Instead, Josh takes Ruby on a gratuitous two-and-a-half kilometre hike over to Hong Kong Park, back across Garden Road, around Cheung Kong Centre, down to Queen’s Road Central, then up the hill again to Lan Kwai Fong.

Alarm bells go off in my mind — and no doubt in the minds of many other viewers who actually know the way to Lan Kwai Fong. “Avoid this guy like the plague!” we are telegraphing her. He is up to No Good, and may have Evil Designs.

This is not a slasher film, however. Nothing happens on this walk, or on any of the other long walks this couple takes. Which is a perfectly acceptable — even beguiling — premise for a film; Academy Awards have been won by films in which people take long walks and nothing happens. Josh and Ruby are not in one of those films. They chat primly, drawing little cardboard sketches of their lives and dreams — he is an investment banker who longs to be a writer, she is a toy designer who longs to be a fashion designer. (Though you would never guess this from her humdrum wardrobe.)

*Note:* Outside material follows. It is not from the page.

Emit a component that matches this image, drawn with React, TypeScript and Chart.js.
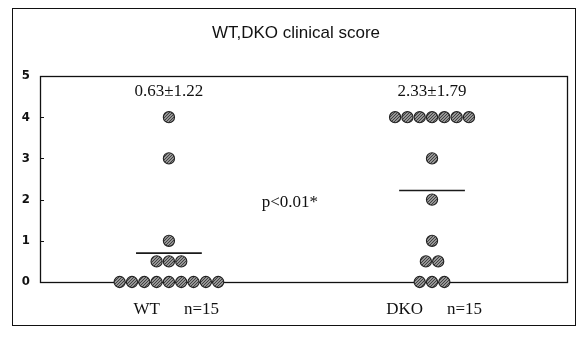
import { useEffect, useRef } from 'react';
import { Chart, registerables } from 'chart.js';

Chart.register(...registerables);

const titleText = 'WT,DKO clinical score';
const groups = ['WT', 'DKO'];
const groupPositions = [1, 2];
const sampleSizes = ['n=15', 'n=15'];
const statLabels = ['0.63±1.22', '2.33±1.79'];
const pValueLabel = 'p<0.01*';
const wtScores = [4, 3, 1, 0.5, 0.5, 0.5, 0, 0, 0, 0, 0, 0, 0, 0, 0];
const dkoScores = [4, 4, 4, 4, 4, 4, 4, 3, 2, 1, 0.5, 0.5, 0, 0, 0];
const meanLines = [0.7, 2.22];
const yTicks = [0, 1, 2, 3, 4, 5];

const DOT_STEP = 0.0468; // horizontal spacing between touching dots (x units)
const MEAN_HALF = 0.125;

function swarm(values: number[], center: number) {
  const counts = new Map<number, number>();
  values.forEach((v) => counts.set(v, (counts.get(v) || 0) + 1));
  const used = new Map<number, number>();
  return values.map((v) => {
    const n = counts.get(v) || 1;
    const i = used.get(v) || 0;
    used.set(v, i + 1);
    return { x: center + (i - (n - 1) / 2) * DOT_STEP, y: v };
  });
}

function makePattern(): CanvasPattern | string {
  const c = document.createElement('canvas');
  c.width = 3;
  c.height = 3;
  const g = c.getContext('2d');
  if (!g) return '#707070';
  g.fillStyle = '#959595';
  g.fillRect(0, 0, 3, 3);
  g.fillStyle = '#404040';
  g.fillRect(2, 0, 1, 1);
  g.fillRect(1, 1, 1, 1);
  g.fillRect(0, 2, 1, 1);
  const p = g.createPattern(c, 'repeat');
  return p || '#707070';
}

const SERIF = '"Liberation Serif", "Times New Roman", serif';

export default function App() {
  const ref = useRef<HTMLCanvasElement>(null);

  useEffect(() => {
    if (!ref.current) return;
    const fill = makePattern();

    const framePlugin = {
      id: 'framePlugin',
      beforeDraw(chart: any) {
        const ctx = chart.ctx;
        ctx.save();
        ctx.fillStyle = '#ffffff';
        ctx.fillRect(0, 0, chart.width, chart.height);
        ctx.strokeStyle = '#111';
        ctx.lineWidth = 1;
        ctx.strokeRect(12.5, 8.5, 563, 317);
        ctx.fillStyle = '#111';
        ctx.font = '17px "Liberation Sans", Arial, sans-serif';
        ctx.textAlign = 'center';
        ctx.textBaseline = 'middle';
        ctx.fillText(titleText, 296, 33);
        ctx.restore();
      },
      beforeDatasetsDraw(chart: any) {
        const ctx = chart.ctx;
        const a = chart.chartArea;
        const ys = chart.scales.y;
        ctx.save();
        ctx.strokeStyle = '#111';
        ctx.lineWidth = 1.3;
        ctx.strokeRect(Math.round(a.left) + 0.5, Math.round(a.top) + 0.5, Math.round(a.right - a.left), Math.round(a.bottom - a.top));
        ctx.lineWidth = 1;
        yTicks.slice(1, -1).forEach((t) => {
          const y = Math.round(ys.getPixelForValue(t)) + 0.5;
          ctx.beginPath();
          ctx.moveTo(a.left, y);
          ctx.lineTo(a.left + 4, y);
          ctx.stroke();
        });
        ctx.restore();
      },
      afterDatasetsDraw(chart: any) {
        const ctx = chart.ctx;
        const a = chart.chartArea;
        const xs = chart.scales.x;
        const ys = chart.scales.y;
        ctx.save();
        ctx.fillStyle = '#111';
        ctx.font = `17px ${SERIF}`;
        ctx.textBaseline = 'middle';
        groupPositions.forEach((pos, i) => {
          const px = xs.getPixelForValue(pos);
          ctx.textAlign = 'center';
          ctx.fillText(statLabels[i], px, ys.getPixelForValue(4.62));
          ctx.textAlign = 'right';
          ctx.fillText(groups[i], px - 9, a.bottom + 28);
          ctx.textAlign = 'left';
          ctx.fillText(sampleSizes[i], px + 15, a.bottom + 28);
        });
        ctx.textAlign = 'center';
        ctx.fillText(pValueLabel, xs.getPixelForValue(1.46), ys.getPixelForValue(1.94));
        ctx.restore();
      },
    };

    const pointStyle = {
      pointRadius: 5.6,
      pointHoverRadius: 5.6,
      pointBackgroundColor: fill,
      pointBorderColor: '#222',
      pointBorderWidth: 1.1,
      showLine: false,
      clip: false as any,
    };

    const chart = new Chart(ref.current, {
      type: 'scatter',
      data: {
        datasets: [
          {
            label: groups[0],
            data: swarm(wtScores, groupPositions[0]),
            ...pointStyle,
          } as any,
          {
            label: groups[1],
            data: swarm(dkoScores, groupPositions[1]),
            ...pointStyle,
          } as any,
          ...groupPositions.map((pos, i) => ({
            type: 'line',
            label: `mean ${groups[i]}`,
            data: [
              { x: pos - MEAN_HALF, y: meanLines[i] },
              { x: pos + MEAN_HALF, y: meanLines[i] },
            ],
            borderColor: '#1a1a1a',
            borderWidth: 1.6,
            pointRadius: 0,
            showLine: true,
            clip: false,
          })) as any,
        ],
      },
      options: {
        animation: false,
        responsive: false,
        maintainAspectRatio: false,
        layout: { padding: { top: 76, right: 13, bottom: 56, left: 0 } },
        plugins: {
          legend: { display: false },
          tooltip: { enabled: false },
          title: { display: false },
        },
        scales: {
          x: { type: 'linear', min: 0.51, max: 2.513, display: false },
          y: {
            type: 'linear',
            min: 0,
            max: 5,
            afterBuildTicks: (s: any) => {
              s.ticks = yTicks.map((v) => ({ value: v }));
            },
            afterFit: (s: any) => {
              s.width = 40;
            },
            ticks: {
              color: '#111',
              padding: 2,
              font: { family: '"DejaVu Sans Condensed", "DejaVu Sans", sans-serif', size: 13, weight: 'bold' },
            },
            grid: { display: false },
            border: { display: false },
          },
        },
      },
      plugins: [framePlugin],
    });

    return () => chart.destroy();
  }, []);

  return (
    <div style={{ position: 'absolute', left: 0, top: 0, width: 580, height: 338, background: '#fff' }}>
      <canvas ref={ref} width={580} height={338} style={{ display: 'block', width: 580, height: 338 }} />
    </div>
  );
}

Jamie Chung (Ruby) and Bryan Greenberg (Josh) may well be terrific actors but they are given nothing of interest to say or do, beyond registering a constant, mild embarrassment. They do take us on lovely jaunts through the picturesque streets of Hong Kong and Kowloon. Chung totters around in high heels that seem to be killing her, and whines about a local co-worker who, like 99% of Hong Kong’s population, lives with her parents and yet somehow can afford to buy Louis Vuitton handbags. Which does nothing to endear Ruby to us. The couple pick at some chili crab at a humble sidewalk dai pai dong, and noodle anxiously over whether they are betraying their significant others by savoring these strolls together (an exceedingly quaint conversation for a hip young couple in the era of Tinder and hookups.)

The vivid cinematography by Josh Silfen is about the only thing that is alive in this film — that, and the few bars of song by Hong Kong indie-folk rock band “Noughts and Exes,” who play at a club where Josh and Ruby show up.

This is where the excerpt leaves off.